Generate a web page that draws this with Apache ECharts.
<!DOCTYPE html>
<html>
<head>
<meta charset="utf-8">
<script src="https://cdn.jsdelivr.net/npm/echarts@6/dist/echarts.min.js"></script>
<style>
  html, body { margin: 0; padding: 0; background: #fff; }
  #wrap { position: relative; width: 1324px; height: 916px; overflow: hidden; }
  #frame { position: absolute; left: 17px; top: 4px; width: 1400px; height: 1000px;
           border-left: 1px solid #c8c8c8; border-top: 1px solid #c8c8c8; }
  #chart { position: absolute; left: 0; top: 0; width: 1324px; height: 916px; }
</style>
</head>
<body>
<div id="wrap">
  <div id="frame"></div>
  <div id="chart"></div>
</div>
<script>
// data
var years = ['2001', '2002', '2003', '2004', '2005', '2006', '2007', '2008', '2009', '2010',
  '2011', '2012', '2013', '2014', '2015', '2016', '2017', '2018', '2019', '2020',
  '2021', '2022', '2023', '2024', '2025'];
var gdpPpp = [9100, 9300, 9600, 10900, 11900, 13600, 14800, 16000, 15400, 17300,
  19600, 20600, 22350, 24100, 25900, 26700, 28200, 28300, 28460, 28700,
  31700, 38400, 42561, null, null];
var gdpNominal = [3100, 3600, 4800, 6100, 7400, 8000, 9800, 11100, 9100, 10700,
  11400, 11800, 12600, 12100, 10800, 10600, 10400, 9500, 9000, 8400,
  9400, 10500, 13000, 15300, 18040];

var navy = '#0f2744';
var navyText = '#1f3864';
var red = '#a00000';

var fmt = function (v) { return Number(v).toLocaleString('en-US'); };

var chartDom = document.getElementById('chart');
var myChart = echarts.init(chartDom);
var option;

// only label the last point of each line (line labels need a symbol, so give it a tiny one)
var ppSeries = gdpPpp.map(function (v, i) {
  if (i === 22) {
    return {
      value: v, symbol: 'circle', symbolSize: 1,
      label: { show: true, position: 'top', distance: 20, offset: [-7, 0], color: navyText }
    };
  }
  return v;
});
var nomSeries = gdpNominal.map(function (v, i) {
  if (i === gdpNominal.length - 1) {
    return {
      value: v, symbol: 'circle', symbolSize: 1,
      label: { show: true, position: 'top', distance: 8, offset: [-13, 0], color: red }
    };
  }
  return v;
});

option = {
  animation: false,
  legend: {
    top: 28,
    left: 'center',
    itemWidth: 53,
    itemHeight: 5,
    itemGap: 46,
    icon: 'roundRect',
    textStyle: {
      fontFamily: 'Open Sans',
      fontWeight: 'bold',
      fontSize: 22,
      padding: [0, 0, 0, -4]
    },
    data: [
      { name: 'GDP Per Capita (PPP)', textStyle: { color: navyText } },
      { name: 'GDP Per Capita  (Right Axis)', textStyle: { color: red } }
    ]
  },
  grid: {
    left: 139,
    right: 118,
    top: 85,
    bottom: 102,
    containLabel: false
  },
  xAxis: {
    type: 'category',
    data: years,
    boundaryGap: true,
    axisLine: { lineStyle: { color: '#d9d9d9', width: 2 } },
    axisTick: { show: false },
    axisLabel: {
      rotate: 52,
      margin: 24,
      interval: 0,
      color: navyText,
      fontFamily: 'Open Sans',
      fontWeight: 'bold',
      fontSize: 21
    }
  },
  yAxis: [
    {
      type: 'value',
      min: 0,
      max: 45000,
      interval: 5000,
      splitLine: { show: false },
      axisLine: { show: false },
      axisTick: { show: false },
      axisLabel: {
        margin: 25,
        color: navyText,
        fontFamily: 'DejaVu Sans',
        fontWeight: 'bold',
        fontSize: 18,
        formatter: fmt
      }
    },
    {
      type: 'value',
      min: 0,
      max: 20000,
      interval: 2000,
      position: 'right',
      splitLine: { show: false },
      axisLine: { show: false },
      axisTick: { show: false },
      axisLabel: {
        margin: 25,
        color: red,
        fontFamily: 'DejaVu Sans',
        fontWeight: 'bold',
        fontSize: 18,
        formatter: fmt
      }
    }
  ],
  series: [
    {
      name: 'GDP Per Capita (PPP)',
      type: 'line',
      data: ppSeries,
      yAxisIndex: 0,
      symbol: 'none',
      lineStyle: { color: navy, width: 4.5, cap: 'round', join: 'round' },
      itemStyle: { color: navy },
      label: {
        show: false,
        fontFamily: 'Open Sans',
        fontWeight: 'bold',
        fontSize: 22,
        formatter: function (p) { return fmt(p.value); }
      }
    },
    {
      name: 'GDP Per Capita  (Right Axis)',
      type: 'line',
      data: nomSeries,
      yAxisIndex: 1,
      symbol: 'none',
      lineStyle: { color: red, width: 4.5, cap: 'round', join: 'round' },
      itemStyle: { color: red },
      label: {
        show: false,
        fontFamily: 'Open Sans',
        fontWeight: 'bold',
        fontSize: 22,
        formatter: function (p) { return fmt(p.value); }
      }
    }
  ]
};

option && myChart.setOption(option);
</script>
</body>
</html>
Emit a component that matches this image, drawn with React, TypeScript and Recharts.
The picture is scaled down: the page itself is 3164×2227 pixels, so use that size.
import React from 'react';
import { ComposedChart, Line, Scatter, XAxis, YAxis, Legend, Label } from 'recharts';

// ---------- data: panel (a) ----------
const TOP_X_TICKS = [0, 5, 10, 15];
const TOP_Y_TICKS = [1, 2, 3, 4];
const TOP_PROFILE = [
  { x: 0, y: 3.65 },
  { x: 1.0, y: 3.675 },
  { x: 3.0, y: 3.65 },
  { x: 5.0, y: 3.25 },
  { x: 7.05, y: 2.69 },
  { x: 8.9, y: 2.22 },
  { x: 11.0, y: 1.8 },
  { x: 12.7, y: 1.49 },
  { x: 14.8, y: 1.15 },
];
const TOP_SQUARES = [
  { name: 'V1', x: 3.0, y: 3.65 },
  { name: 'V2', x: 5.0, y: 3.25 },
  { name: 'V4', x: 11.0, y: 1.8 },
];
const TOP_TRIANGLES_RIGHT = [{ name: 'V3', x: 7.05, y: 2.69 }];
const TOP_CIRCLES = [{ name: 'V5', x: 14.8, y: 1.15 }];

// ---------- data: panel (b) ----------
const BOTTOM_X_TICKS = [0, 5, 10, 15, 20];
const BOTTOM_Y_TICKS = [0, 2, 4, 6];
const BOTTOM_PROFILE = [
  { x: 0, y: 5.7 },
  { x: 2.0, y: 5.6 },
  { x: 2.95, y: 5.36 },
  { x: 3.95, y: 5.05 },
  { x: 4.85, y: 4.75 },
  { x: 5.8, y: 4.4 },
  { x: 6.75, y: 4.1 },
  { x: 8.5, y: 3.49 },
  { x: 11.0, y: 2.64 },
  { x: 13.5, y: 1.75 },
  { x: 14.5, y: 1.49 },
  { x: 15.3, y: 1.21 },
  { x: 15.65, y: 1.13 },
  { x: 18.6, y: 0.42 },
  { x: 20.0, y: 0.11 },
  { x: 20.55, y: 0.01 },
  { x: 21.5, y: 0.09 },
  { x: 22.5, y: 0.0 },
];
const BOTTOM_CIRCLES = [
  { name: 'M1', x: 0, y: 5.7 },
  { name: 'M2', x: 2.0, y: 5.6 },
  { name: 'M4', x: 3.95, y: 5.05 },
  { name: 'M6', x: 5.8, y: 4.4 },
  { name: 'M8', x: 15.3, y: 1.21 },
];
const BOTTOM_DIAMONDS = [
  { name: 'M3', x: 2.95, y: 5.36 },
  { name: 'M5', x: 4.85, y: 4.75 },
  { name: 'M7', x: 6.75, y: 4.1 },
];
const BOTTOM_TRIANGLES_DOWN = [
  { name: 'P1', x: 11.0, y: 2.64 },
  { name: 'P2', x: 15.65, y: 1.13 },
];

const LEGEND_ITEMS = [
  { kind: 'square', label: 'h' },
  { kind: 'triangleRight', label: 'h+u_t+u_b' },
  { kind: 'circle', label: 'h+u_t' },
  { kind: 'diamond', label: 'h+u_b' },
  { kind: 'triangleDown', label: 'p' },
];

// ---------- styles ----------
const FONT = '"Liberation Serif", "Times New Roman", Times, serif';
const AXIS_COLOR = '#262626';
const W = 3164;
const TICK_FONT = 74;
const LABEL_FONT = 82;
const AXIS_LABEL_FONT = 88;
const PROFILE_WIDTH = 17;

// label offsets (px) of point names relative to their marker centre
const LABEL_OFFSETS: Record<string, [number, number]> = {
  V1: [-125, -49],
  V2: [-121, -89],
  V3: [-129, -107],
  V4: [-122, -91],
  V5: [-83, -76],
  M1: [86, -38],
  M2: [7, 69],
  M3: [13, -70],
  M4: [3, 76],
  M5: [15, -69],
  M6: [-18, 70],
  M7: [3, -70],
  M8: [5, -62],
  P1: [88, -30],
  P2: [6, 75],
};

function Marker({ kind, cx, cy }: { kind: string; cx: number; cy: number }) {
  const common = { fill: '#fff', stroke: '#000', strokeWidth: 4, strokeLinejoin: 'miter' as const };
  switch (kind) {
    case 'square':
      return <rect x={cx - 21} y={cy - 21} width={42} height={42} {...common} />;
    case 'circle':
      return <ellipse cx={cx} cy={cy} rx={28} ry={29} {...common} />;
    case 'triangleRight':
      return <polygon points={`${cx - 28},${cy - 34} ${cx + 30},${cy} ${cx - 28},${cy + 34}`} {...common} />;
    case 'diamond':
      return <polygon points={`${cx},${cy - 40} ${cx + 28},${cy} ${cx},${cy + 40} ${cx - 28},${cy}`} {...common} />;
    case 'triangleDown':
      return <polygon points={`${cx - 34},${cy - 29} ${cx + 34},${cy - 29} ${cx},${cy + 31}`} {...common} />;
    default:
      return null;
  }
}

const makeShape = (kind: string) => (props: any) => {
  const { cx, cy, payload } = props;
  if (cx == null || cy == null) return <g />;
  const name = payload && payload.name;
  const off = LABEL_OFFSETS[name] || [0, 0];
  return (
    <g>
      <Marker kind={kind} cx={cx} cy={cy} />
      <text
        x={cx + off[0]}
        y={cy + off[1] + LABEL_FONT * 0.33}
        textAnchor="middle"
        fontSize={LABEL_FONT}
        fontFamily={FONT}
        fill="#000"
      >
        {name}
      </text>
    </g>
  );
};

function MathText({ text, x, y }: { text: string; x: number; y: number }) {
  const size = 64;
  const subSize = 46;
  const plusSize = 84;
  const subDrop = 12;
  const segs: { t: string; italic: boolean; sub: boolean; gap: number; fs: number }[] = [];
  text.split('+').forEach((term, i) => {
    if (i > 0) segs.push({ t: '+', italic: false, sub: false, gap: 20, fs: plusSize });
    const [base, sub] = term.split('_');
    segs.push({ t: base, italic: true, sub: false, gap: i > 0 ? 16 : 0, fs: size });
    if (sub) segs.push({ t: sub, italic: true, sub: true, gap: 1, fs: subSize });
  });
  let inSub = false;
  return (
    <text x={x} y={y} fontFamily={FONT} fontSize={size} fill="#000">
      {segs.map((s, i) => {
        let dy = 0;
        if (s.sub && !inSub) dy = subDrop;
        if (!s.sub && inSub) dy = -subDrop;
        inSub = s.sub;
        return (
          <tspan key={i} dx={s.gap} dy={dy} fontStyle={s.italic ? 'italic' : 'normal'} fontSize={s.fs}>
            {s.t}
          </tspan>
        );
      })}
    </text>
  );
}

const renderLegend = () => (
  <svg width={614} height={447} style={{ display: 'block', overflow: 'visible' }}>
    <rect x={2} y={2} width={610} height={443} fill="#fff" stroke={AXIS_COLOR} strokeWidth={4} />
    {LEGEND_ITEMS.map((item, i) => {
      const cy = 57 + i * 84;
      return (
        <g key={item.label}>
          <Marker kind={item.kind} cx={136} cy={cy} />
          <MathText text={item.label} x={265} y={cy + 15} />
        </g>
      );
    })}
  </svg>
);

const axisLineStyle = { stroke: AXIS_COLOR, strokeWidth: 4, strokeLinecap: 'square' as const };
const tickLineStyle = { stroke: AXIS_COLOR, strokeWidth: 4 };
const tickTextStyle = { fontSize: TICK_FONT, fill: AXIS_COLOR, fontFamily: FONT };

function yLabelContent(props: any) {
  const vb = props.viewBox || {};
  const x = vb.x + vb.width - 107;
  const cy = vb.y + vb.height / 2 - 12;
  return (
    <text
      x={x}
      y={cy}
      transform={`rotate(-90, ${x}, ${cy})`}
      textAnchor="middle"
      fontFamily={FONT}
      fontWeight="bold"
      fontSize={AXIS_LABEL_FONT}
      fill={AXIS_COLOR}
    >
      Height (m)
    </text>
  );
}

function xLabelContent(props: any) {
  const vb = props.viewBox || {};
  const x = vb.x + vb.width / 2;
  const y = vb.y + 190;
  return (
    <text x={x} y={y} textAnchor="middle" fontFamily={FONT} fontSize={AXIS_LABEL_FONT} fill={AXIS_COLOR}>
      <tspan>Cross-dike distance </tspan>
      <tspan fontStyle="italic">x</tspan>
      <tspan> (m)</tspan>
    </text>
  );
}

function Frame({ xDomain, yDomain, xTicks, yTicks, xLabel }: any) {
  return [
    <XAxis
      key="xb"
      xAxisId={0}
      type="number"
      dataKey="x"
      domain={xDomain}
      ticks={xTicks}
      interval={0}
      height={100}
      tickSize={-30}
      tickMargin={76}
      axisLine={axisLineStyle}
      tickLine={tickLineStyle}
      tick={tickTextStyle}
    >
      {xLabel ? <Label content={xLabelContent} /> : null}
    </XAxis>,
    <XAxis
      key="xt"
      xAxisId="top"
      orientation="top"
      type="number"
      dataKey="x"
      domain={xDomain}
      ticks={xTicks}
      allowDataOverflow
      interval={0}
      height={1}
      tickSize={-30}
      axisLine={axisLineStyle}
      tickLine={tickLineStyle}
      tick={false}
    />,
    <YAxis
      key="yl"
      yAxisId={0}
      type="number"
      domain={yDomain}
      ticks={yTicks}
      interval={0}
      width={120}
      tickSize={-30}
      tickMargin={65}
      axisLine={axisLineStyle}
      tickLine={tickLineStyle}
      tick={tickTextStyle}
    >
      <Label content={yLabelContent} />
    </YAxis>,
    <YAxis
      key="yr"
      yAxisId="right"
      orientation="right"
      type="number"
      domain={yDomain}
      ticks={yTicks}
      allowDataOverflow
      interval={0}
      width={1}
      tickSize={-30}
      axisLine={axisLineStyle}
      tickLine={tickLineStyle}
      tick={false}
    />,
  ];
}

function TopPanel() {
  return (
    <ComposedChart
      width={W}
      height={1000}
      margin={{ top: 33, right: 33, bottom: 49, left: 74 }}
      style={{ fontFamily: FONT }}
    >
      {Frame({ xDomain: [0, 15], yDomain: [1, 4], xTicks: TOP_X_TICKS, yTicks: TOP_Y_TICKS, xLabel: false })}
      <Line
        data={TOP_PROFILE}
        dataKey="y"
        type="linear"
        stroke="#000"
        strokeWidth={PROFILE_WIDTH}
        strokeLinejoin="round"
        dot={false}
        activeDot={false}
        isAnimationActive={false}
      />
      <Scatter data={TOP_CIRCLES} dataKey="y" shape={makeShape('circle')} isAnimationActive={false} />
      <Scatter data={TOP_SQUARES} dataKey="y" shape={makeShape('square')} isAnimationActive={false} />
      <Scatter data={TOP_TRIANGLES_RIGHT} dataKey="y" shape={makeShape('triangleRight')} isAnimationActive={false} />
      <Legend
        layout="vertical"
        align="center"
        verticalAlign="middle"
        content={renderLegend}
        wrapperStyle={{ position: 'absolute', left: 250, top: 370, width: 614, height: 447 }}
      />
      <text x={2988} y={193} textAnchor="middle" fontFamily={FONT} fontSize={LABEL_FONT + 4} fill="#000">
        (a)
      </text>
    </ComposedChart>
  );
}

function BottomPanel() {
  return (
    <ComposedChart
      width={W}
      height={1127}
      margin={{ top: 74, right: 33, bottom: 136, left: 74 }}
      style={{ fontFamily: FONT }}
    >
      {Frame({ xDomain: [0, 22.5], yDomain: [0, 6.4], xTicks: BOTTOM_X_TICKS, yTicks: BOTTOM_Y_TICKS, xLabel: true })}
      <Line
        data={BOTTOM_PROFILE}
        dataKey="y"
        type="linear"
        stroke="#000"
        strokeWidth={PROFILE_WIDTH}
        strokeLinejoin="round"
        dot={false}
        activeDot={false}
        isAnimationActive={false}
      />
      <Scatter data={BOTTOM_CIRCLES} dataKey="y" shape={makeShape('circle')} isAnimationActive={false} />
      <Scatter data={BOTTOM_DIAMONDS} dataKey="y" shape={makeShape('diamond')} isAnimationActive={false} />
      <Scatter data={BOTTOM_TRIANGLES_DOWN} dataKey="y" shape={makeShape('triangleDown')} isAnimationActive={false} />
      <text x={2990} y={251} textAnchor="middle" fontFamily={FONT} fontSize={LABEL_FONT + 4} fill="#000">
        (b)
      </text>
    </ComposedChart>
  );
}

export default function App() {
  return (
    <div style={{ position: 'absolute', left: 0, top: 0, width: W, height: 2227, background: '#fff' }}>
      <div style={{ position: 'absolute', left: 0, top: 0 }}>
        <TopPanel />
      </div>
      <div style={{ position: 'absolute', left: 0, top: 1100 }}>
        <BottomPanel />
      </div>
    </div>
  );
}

## Your objective
Using the entries above, return exactly the lines from the line with "Emit a component" to the line with "YAxis, Legend, Label", counting both of those lines.

## Response to the task
Emit a component that matches this image, drawn with React, TypeScript and Recharts.
The picture is scaled down: the page itself is 3164×2227 pixels, so use that size.
import React from 'react';
import { ComposedChart, Line, Scatter, XAxis, YAxis, Legend, Label } from 'recharts';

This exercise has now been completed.